In the following material, identify every line holding the string "this" and return it.

### INFORMATION SHOWN
[START]
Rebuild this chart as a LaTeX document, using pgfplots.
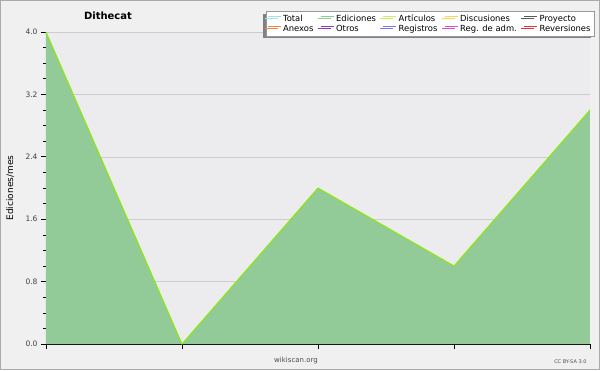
[END]
[START]
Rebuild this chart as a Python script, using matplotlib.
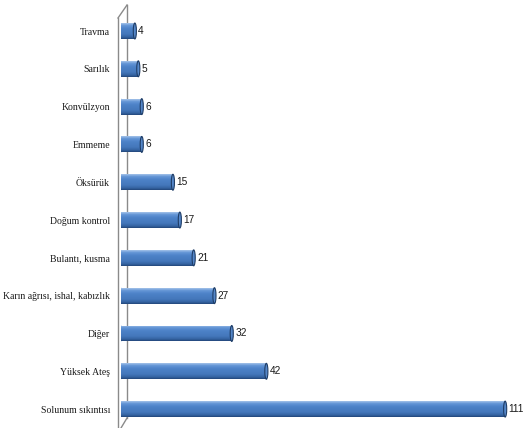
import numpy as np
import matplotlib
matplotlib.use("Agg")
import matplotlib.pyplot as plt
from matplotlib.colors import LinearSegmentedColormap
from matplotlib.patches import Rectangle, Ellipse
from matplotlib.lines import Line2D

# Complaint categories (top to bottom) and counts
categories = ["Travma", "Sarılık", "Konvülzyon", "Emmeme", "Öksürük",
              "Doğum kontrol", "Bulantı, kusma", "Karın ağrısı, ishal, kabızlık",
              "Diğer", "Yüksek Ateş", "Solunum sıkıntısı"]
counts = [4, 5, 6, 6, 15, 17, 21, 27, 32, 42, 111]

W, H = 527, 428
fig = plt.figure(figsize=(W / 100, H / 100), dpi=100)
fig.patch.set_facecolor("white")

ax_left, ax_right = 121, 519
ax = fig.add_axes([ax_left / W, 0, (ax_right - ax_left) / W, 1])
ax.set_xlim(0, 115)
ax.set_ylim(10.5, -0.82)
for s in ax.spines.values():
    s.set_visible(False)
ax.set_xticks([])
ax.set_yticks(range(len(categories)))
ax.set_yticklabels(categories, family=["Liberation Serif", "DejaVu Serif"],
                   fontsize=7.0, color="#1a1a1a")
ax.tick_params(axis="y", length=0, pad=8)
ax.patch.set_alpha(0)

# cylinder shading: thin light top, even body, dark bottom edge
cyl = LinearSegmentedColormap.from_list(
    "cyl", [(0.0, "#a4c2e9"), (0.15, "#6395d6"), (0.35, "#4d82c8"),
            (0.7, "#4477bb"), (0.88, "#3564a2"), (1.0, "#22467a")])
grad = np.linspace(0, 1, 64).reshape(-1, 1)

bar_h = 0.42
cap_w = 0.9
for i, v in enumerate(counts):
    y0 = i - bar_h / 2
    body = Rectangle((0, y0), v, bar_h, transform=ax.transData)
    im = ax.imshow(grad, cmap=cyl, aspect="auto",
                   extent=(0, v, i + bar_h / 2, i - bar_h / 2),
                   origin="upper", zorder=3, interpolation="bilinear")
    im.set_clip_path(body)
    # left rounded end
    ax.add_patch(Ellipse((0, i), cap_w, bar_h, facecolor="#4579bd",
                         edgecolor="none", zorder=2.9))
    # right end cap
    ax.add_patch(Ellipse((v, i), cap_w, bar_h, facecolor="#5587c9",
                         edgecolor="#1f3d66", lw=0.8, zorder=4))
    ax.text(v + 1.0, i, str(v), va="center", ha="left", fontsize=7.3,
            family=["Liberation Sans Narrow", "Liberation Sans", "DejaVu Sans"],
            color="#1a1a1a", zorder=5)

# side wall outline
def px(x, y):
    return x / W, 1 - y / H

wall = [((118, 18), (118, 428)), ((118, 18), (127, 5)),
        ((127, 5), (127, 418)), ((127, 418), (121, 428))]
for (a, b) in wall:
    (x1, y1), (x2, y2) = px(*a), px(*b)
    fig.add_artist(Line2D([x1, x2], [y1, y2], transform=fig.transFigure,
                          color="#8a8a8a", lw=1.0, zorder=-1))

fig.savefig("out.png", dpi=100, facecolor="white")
[END]
### CORRECT OUTPUT
Rebuild this chart as a LaTeX document, using pgfplots.
Rebuild this chart as a Python script, using matplotlib.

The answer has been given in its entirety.